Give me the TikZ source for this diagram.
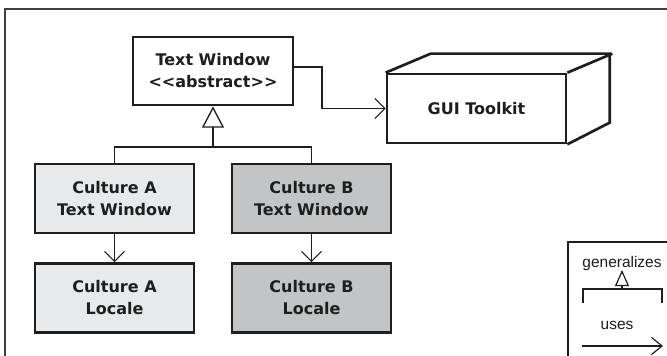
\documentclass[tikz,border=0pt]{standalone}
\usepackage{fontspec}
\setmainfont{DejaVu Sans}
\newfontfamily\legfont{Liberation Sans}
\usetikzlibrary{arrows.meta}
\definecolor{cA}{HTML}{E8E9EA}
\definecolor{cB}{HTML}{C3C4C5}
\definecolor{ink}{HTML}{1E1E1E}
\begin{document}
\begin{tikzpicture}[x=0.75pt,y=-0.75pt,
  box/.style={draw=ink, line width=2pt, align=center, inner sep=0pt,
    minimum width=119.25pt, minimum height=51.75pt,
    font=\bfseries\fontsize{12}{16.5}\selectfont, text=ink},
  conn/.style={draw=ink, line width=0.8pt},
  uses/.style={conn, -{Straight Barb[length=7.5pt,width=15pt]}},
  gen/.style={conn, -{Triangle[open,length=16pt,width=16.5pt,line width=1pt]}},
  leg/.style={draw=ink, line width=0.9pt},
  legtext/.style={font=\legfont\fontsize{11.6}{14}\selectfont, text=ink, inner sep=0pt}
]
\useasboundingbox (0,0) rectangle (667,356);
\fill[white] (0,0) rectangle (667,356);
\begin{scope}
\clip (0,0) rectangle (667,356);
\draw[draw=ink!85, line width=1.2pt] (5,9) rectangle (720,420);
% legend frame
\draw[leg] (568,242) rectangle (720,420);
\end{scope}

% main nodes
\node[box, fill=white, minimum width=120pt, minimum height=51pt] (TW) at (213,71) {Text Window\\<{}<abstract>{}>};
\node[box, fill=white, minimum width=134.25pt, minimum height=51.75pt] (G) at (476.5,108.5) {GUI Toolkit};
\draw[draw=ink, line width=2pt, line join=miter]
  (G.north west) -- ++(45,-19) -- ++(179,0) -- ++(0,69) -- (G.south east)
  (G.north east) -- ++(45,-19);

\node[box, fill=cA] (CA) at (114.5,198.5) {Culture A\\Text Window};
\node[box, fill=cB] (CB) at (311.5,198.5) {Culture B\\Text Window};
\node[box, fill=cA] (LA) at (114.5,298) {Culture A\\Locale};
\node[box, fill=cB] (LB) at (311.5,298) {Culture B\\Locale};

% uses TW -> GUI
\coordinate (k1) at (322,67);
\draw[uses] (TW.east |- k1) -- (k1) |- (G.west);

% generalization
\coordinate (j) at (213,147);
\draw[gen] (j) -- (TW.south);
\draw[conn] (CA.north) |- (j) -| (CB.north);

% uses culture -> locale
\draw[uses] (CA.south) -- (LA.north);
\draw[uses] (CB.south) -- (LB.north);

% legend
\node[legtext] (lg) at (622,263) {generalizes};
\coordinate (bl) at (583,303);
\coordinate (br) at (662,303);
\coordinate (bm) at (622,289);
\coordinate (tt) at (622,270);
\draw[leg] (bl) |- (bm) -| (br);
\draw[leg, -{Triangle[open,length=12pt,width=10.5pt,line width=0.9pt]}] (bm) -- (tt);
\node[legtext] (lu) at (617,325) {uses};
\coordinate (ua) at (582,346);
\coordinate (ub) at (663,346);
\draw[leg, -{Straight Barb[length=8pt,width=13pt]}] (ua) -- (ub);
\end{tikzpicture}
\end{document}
════════════════════
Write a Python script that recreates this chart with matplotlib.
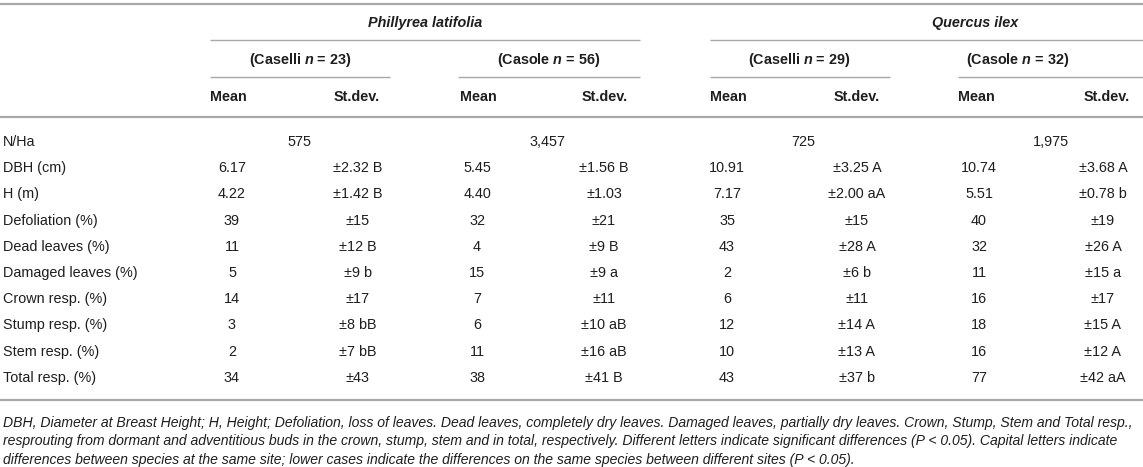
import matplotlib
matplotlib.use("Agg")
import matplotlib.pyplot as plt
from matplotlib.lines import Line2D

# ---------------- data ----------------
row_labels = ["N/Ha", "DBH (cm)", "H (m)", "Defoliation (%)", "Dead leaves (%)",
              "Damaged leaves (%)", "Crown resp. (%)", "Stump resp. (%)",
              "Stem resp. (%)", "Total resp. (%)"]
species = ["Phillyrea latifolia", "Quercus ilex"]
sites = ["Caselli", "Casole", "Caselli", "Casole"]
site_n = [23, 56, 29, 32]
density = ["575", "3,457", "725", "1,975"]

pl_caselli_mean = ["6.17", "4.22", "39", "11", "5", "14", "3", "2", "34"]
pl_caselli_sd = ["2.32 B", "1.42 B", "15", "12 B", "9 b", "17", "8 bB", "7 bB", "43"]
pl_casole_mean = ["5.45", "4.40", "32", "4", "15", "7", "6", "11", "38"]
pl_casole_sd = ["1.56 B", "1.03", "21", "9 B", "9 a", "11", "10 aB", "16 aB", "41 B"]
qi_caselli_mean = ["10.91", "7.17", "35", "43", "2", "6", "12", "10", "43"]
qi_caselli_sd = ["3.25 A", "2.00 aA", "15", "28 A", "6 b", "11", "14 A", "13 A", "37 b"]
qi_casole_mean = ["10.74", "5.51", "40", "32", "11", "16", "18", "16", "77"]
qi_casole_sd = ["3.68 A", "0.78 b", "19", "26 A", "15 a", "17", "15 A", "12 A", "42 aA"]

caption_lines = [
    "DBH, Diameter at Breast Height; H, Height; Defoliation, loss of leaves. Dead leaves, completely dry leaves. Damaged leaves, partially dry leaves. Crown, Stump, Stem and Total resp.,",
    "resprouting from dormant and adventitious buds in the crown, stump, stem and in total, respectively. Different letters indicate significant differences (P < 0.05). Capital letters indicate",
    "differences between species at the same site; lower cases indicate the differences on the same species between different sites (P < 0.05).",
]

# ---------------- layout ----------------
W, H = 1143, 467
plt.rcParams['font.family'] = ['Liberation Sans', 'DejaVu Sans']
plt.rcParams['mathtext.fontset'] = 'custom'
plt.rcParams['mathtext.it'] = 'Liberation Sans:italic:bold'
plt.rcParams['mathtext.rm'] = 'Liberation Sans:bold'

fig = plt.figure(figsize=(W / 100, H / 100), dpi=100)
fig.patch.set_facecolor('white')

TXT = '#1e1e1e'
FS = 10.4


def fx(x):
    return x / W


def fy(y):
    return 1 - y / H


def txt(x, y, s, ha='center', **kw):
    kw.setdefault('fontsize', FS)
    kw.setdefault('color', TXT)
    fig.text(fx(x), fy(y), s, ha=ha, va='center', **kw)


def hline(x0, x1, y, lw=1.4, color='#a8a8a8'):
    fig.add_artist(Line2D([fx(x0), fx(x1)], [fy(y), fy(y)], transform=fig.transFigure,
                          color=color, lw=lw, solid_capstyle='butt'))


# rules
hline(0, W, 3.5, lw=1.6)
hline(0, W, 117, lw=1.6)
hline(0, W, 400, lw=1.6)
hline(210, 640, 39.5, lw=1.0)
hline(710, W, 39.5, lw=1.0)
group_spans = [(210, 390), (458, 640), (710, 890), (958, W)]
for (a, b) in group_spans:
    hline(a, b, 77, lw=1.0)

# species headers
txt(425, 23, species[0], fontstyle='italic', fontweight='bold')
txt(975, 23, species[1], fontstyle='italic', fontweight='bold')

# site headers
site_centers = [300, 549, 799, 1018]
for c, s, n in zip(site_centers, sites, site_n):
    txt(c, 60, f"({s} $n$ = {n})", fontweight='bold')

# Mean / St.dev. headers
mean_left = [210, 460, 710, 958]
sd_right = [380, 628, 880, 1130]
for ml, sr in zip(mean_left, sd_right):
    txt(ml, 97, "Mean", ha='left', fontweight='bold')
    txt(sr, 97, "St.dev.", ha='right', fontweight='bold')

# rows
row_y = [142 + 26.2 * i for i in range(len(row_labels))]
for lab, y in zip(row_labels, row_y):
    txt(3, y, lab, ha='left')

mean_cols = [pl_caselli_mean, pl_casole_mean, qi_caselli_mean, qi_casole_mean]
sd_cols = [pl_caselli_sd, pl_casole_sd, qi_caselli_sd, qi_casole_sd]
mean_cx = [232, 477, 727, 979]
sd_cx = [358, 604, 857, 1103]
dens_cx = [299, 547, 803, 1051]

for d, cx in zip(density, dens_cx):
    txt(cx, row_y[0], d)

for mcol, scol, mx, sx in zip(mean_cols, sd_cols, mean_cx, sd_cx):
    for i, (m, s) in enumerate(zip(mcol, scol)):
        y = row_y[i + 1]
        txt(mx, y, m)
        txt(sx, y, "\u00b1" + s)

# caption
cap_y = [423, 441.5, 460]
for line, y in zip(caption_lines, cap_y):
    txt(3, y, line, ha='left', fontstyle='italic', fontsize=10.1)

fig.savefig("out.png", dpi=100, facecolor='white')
════════════════════
● Task instructions
Go to the line containing "Write a Python" and copy exactly from there through the line containing "from matplotlib.lines import Line2D", both included, and nothing more. Pictures are excluded.

● Response to the task
Write a Python script that recreates this chart with matplotlib.
import matplotlib
matplotlib.use("Agg")
import matplotlib.pyplot as plt
from matplotlib.lines import Line2D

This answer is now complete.